OECD: global economic performance weaker than 10 years ago

28 Nov 17

Global economic performance is still weaker than a decade ago and “remains below the pre-crisis period and that of past recoveries”, according to Organisation for Economic Co-operation and Development analysis.   

The latest Economic Outlook report, , argued that the world economy has strengthened from previous years and will see slight improvements in growth rates in 2018.

But OECD secretary-general Angel Gurria warned while “growth has picked up momentum and the short-term outlook is positive" that “there are still clear weaknesses and vulnerabilities”.

He added: “There is a need to focus structural and fiscal action on boosting long-term potential as monetary policy support is reduced.
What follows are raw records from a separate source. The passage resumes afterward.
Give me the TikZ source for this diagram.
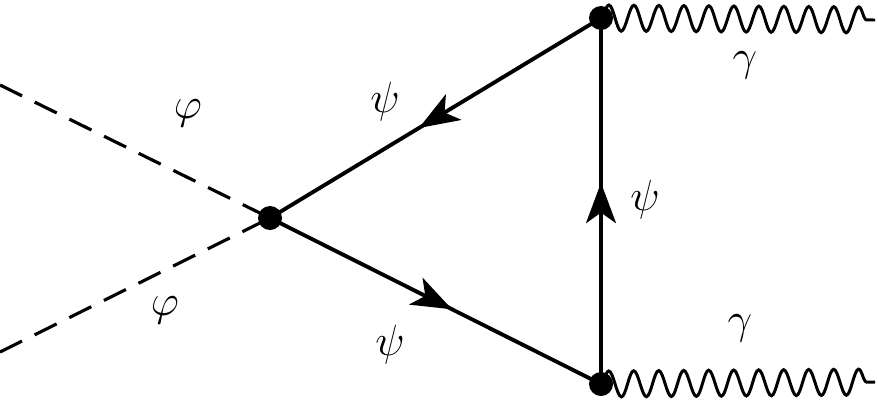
\documentclass[tikz,border=0pt]{standalone}
\usetikzlibrary{decorations.markings,decorations.pathmorphing,arrows.meta}
\begin{document}
\begin{tikzpicture}[x=0.02cm,y=-0.02cm,
  fermion/.style={line width=2.2pt,postaction={decorate},decoration={markings,mark=at position 0.55 with {\arrow{Stealth[length=23pt,width=17pt,inset=6pt]}}}},
  scalar/.style={line width=1.8pt,dash pattern=on 14pt off 8pt},
  photon/.style={line width=1.7pt,decorate,decoration={snake,amplitude=0.26cm,segment length=0.5cm}},
  vtx/.style={circle,fill=black,inner sep=0pt,minimum size=0.48cm},
  lab/.style={font=\fontsize{35}{40}\selectfont}]
\useasboundingbox (0,0) rectangle (878,407);
\node[vtx] (c) at (270,218) {};
\node[vtx] (t) at (601,18) {};
\node[vtx] (b) at (601,384) {};
\coordinate (l1) at (0,85);
\coordinate (l2) at (0,352);
\coordinate (r1) at (875,20);
\coordinate (r2) at (875,382);
\draw[scalar] (l1) -- (c.center);
\draw[scalar] (l2) -- (c.center);
\draw[fermion] (t.center) -- (c.center);
\draw[fermion] (c.center) -- (b.center);
\draw[fermion] (b.center) -- (t.center);
\draw[photon] (t.center) -- (r1);
\draw[photon] (b.center) -- (r2);
\node[lab] (p1) at (188,113) {$\varphi$};
\node[lab] (p2) at (165,310) {$\varphi$};
\node[lab] (s1) at (385,102) {$\psi$};
\node[lab] (s2) at (390,345) {$\psi$};
\node[lab] (s3) at (645,200) {$\psi$};
\node[lab] (g1) at (745,65) {$\gamma$};
\node[lab] (g2) at (740,328) {$\gamma$};
\end{tikzpicture}
\end{document}
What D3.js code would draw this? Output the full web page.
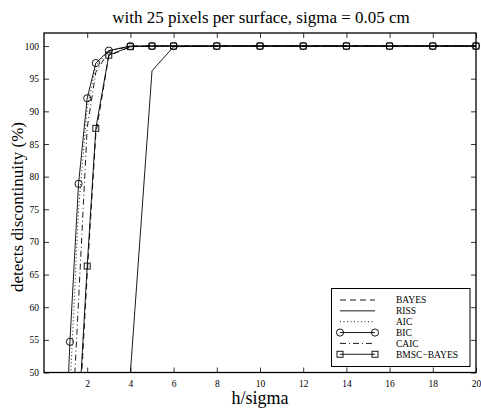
<!DOCTYPE html>
<html><head><meta charset="utf-8">
<script src="https://cdn.jsdelivr.net/npm/d3@7"></script>
<style>body{margin:0;background:#fff}svg{display:block}</style>
</head><body><svg id="c" width="481" height="409"></svg>
<script>
const hs    = [1, 1.2, 1.6, 2, 2.4, 3, 4, 5, 6, 8, 10, 12, 14, 16, 18, 20];
const bayes = [20, 30, 41, 65, 86.5, 98.5, 99.9, 100, 100, 100, 100, 100, 100, 100, 100, 100];
const riss  = [0, 0, 0, 0, 0, 5, 50, 96.2, 99.9, 100, 100, 100, 100, 100, 100, 100];
const aic   = [30, 47, 75, 90.5, 97, 99.3, 100, 100, 100, 100, 100, 100, 100, 100, 100, 100];
const bic   = [39, 54.7, 78.9, 92.0, 97.4, 99.3, 100, 100, 100, 100, 100, 100, 100, 100, 100, 100];
const caic  = [20, 35, 61, 87.5, 96, 99.2, 100, 100, 100, 100, 100, 100, 100, 100, 100, 100];
const bmsc  = [20, 30, 43, 66.3, 87.4, 98.6, 99.9, 100, 100, 100, 100, 100, 100, 100, 100, 100];
const seriesNames = ["BAYES", "RISS", "AIC", "BIC", "CAIC", "BMSC\u2212BAYES"];
const xTicks = [2, 4, 6, 8, 10, 12, 14, 16, 18, 20];
const yTicks = [50, 55, 60, 65, 70, 75, 80, 85, 90, 95, 100];

const FONT = "Liberation Serif";
const svg = d3.select("#c");
const L = 44, R = 476, T = 33, B = 372.5;
const x = d3.scaleLinear().domain([0, 20]).range([L, R]);
const y = d3.scaleLinear().domain([50, 102]).range([B, T]);

const styles = [
  {data: bayes, dash: "6,4", marker: null},
  {data: riss,  dash: null, marker: null},
  {data: aic,   dash: "1,2.5", marker: null},
  {data: bic,   dash: null, marker: "circle"},
  {data: caic,  dash: "6,3,1,3", marker: null},
  {data: bmsc,  dash: null, marker: "square"}
];

svg.append("defs").append("clipPath").attr("id","clip")
  .append("rect").attr("x", L).attr("y", T).attr("width", R-L).attr("height", B-T);

const line = d3.line().x((d,i)=>x(hs[i])).y(d=>y(d));
const g = svg.append("g");
styles.forEach(s=>{
  g.append("path").attr("d", line(s.data)).attr("fill","none").attr("stroke","#000")
   .attr("stroke-width",0.9).attr("stroke-dasharray", s.dash).attr("clip-path","url(#clip)");
});
function drawMarker(sel, type, cx, cy){
  if(type==="circle") sel.append("circle").attr("cx",cx).attr("cy",cy).attr("r",3.6)
     .attr("fill","none").attr("stroke","#000").attr("stroke-width",0.9);
  else if(type==="square") sel.append("rect").attr("x",cx-3).attr("y",cy-3).attr("width",6).attr("height",6)
     .attr("fill","none").attr("stroke","#000").attr("stroke-width",0.9);
}
styles.forEach(s=>{
  if(!s.marker) return;
  s.data.forEach((v,i)=>{ if(v>=50) drawMarker(g, s.marker, x(hs[i]), y(v)); });
});

// axes box
const ax = svg.append("g");
ax.append("rect").attr("x",L).attr("y",T).attr("width",R-L).attr("height",B-T)
  .attr("fill","none").attr("stroke","#000").attr("stroke-width",1.3);
const xb = d3.axisBottom(x).tickValues(xTicks).tickSizeInner(-5).tickSizeOuter(0).tickPadding(8);
const xt = d3.axisTop(x).tickValues(xTicks).tickSizeInner(-5).tickSizeOuter(0).tickFormat("");
const yl = d3.axisLeft(y).tickValues(yTicks).tickSizeInner(-5).tickSizeOuter(0).tickPadding(5);
const yr = d3.axisRight(y).tickValues(yTicks).tickSizeInner(-5).tickSizeOuter(0).tickFormat("");
[[xb,`translate(0,${B})`],[xt,`translate(0,${T})`],[yl,`translate(${L},0)`],[yr,`translate(${R},0)`]].forEach(([a,t])=>{
  const gg = ax.append("g").attr("transform",t).call(a).attr("font-family", FONT).attr("font-size", 9.5);
  gg.select(".domain").remove();
  gg.selectAll("line").attr("stroke","#000").attr("stroke-width",0.8);
  gg.selectAll("text").style("font-family", FONT).attr("fill","#000");
});

// title and labels
svg.append("text").attr("x",261).attr("y",23).attr("text-anchor","middle").style("font-family",FONT).attr("font-size",17)
  .text("with 25 pixels per surface, sigma = 0.05 cm");
svg.append("text").attr("x",260).attr("y",404).attr("text-anchor","middle").style("font-family",FONT).attr("font-size",18).text("h/sigma");
svg.append("text").attr("transform","translate(23,207) rotate(-90)").attr("text-anchor","middle")
  .style("font-family",FONT).attr("font-size",17).text("detects discontinuity (%)");

// legend
const lg = svg.append("g");
lg.append("rect").attr("x",331.5).attr("y",288.5).attr("width",138.5).attr("height",78)
  .attr("fill","#fff").attr("stroke","#000").attr("stroke-width",1);
styles.forEach((s,i)=>{
  const yy = 300 + i*10.85;
  lg.append("line").attr("x1",340).attr("x2",375).attr("y1",yy).attr("y2",yy).attr("stroke","#000")
    .attr("stroke-width",0.9).attr("stroke-dasharray",s.dash);
  if(s.marker){ drawMarker(lg, s.marker, 340, yy); drawMarker(lg, s.marker, 375, yy); }
  lg.append("text").attr("x",396).attr("y",yy+3.3).style("font-family",FONT).attr("font-size",9.5).text(seriesNames[i]);
});
</script></body></html>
“Countries should implement reform packages that catalyse the private sector to promote productivity, higher wages and more inclusive growth.”

The US economy is projected to fall back by 2019, despite President Donald Trump’s claims about the impact of his recent tax reforms

“These numbers will grow by leaps and bounds,” Trump tweeted of the economy last month, but the OECD analysis actually shows US growth hitting 2.5% by 2018 but then dropping again to 2.1% the year after that.  

 

Earlier this month, a survey found that Trump was harming the global economy, according to economic experts around the world.

Germany is forecast to grow by 2.5% in 2017, 2.4% in 2018 and a 2.1% in 2019, while Japan is projected to grow at a rate slightly below earlier forecasts at 1.5% for 2017, 1% in 2018 as “fiscal consolidation resumes”.

China and India are projected to see the biggest growths at 6.8% and 6.7% in 2017.

India’s growth would pick up to a 7.4% rate in 2019 thanks to the reforms that are expected to boost investment, productivity and growth.

The report also said the UK economy will continue to slow until at least 2019.

Growth in the UK economy will remain “sluggish”, projected at 1.5% this year, falling back to 1.2% in 2018 and again in 2019 to 1.1%.

Economic growth in the EU area as a whole is also set to outperform the UK.

Brexit is identified as one explanation for the poor performance, with slow growth partly a result of “continuing uncertainty over the outcome of negotiations around the decision to leave the European Union”, the OECD said, as well as falling purchasing power caused by inflation.

Gurria added that slow wage growth around the world continued to frustrate and surprise the OECD.

“Inadequate real wage growth is in part – though only in part – linked to slow average productivity growth, which remains another central concern,” he said.

“The weakness of productivity growth is particularly puzzling given the ongoing digital revolution, which should be unlocking efficiencies and allowing each worker to produce more.”